• _Work to complete_
Omit pictures and quote the listing below line by line, from its start through the line that holds "const groups = ['Control', 'LTG', 'OH', 'POAG'];".
---- Provided material
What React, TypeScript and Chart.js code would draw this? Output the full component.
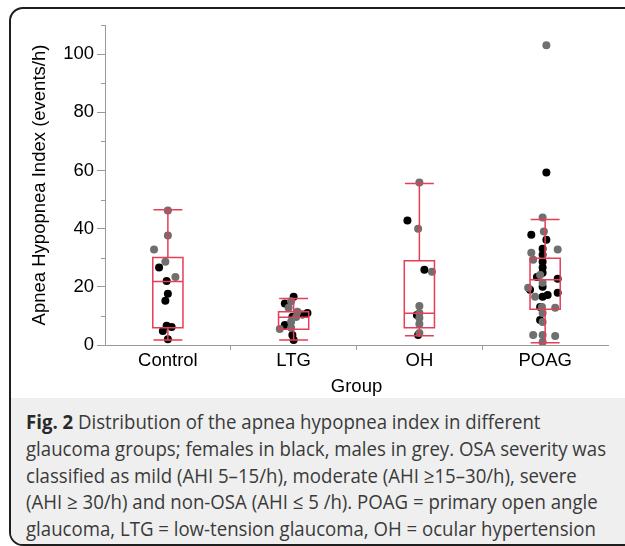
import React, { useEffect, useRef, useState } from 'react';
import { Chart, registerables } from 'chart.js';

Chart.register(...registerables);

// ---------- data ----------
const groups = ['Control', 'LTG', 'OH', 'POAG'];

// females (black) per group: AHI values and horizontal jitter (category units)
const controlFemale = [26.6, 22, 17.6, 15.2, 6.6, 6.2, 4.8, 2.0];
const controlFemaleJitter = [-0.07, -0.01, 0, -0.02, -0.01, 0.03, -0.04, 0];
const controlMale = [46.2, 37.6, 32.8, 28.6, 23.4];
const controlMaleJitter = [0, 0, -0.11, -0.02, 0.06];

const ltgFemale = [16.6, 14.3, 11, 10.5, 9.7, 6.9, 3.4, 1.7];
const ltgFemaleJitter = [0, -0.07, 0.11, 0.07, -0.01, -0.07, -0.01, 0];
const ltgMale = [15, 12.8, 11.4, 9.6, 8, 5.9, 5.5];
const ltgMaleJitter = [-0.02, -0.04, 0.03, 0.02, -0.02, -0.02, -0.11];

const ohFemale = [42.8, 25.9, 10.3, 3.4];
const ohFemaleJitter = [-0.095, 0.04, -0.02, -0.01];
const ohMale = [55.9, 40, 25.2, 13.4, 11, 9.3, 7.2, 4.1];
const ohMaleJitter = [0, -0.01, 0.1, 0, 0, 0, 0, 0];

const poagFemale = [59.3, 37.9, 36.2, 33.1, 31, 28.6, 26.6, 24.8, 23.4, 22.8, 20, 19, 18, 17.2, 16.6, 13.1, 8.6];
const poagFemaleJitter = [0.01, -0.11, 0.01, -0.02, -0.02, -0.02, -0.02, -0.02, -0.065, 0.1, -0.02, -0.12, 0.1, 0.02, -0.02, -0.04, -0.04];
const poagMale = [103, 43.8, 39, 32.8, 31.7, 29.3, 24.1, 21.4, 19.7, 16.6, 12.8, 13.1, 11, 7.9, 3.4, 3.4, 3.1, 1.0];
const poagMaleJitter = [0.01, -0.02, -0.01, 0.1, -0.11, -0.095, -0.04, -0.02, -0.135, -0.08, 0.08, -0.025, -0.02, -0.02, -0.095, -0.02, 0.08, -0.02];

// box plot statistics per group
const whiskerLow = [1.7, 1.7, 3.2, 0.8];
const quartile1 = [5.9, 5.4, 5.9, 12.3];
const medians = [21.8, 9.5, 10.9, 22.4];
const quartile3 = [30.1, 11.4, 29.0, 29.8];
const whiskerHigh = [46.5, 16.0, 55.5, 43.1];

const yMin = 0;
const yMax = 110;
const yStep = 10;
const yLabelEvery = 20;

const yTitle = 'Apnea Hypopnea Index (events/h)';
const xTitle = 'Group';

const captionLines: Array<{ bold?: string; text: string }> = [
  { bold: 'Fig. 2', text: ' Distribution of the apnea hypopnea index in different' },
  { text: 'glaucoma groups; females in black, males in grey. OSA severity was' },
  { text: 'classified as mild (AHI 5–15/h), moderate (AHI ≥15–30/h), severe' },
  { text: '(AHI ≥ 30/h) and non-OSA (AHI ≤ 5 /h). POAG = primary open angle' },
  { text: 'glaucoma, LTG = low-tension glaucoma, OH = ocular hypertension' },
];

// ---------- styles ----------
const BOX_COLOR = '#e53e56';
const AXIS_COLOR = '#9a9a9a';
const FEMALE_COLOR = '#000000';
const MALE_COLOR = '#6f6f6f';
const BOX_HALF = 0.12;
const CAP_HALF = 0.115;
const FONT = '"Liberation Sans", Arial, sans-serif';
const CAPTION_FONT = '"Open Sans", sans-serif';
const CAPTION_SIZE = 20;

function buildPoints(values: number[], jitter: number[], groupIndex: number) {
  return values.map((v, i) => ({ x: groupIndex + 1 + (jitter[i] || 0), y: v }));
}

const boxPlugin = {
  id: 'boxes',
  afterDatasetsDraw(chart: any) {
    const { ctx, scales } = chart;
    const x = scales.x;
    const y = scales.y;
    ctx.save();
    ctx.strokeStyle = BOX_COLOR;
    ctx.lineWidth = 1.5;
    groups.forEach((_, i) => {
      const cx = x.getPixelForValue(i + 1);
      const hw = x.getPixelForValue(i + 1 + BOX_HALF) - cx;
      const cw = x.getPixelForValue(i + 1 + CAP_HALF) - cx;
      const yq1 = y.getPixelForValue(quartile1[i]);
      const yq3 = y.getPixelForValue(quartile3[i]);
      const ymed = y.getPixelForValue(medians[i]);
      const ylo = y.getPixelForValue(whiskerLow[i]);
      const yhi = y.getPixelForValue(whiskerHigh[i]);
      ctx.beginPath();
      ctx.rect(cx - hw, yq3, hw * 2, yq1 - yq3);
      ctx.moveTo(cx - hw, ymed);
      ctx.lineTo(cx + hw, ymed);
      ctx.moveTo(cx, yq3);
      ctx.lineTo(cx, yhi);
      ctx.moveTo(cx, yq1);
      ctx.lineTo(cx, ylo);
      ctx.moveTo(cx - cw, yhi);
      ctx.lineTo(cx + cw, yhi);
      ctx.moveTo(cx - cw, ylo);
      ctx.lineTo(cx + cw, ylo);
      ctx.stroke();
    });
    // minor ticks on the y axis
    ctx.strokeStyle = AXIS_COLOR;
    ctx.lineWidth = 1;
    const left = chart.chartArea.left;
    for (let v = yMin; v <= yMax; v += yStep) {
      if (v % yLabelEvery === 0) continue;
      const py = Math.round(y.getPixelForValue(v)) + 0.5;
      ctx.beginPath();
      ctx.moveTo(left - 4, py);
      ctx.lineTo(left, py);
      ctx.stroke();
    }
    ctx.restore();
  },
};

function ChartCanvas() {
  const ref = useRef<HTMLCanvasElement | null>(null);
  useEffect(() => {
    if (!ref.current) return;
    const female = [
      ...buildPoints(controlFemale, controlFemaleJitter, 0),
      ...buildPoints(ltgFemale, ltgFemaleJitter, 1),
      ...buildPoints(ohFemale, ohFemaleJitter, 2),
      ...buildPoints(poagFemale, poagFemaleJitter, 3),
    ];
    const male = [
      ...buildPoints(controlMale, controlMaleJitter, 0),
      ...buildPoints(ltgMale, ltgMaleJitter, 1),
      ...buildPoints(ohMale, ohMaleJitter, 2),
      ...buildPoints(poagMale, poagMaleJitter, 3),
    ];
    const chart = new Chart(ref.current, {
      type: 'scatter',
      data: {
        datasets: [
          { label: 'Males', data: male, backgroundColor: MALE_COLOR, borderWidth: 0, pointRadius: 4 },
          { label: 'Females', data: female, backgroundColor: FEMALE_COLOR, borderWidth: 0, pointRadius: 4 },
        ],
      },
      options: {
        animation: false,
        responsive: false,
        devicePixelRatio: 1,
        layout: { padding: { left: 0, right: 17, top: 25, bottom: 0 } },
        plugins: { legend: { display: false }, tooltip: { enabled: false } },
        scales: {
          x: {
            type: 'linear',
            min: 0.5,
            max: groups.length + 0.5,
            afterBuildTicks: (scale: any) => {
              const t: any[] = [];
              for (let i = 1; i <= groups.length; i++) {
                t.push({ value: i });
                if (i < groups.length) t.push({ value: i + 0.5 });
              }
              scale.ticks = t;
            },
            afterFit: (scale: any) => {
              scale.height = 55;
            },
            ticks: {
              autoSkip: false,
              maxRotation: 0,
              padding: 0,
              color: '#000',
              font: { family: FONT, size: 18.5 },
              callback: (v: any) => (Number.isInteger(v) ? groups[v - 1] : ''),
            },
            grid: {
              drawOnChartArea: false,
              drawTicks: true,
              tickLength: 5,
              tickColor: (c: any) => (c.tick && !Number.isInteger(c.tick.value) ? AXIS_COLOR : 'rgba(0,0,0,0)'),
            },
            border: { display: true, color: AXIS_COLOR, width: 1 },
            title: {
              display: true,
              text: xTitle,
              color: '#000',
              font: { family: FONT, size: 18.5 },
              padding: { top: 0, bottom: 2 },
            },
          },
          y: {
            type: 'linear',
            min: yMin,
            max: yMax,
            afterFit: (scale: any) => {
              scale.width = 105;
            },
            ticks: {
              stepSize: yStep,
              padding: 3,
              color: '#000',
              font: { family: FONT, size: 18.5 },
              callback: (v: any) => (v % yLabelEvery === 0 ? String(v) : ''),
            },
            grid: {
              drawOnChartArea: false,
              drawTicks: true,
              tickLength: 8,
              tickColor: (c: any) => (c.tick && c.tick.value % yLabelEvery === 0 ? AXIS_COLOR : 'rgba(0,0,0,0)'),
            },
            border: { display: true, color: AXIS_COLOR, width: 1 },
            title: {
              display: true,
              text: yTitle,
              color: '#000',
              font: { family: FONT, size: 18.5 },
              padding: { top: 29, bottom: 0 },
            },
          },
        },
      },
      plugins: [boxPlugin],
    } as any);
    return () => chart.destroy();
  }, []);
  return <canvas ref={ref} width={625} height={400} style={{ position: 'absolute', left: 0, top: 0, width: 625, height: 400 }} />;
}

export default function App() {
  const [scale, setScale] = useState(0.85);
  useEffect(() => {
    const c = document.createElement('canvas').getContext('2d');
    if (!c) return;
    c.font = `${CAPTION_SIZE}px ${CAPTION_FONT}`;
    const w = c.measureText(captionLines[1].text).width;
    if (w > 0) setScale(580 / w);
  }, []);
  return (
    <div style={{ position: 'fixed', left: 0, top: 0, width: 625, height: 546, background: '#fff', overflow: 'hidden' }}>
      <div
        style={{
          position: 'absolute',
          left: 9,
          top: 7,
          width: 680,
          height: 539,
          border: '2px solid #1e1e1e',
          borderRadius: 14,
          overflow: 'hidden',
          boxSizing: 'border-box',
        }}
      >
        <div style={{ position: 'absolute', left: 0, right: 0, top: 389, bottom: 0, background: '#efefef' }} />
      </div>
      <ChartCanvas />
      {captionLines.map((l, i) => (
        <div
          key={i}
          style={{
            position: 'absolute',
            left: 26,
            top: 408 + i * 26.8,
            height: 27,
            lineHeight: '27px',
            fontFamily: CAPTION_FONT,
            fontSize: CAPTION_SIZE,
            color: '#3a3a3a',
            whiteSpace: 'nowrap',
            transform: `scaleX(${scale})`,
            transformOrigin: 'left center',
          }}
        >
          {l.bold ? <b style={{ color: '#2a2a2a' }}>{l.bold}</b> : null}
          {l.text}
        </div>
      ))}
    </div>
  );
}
--------
• _Answer_
What React, TypeScript and Chart.js code would draw this? Output the full component.
import React, { useEffect, useRef, useState } from 'react';
import { Chart, registerables } from 'chart.js';

Chart.register(...registerables);

// ---------- data ----------
const groups = ['Control', 'LTG', 'OH', 'POAG'];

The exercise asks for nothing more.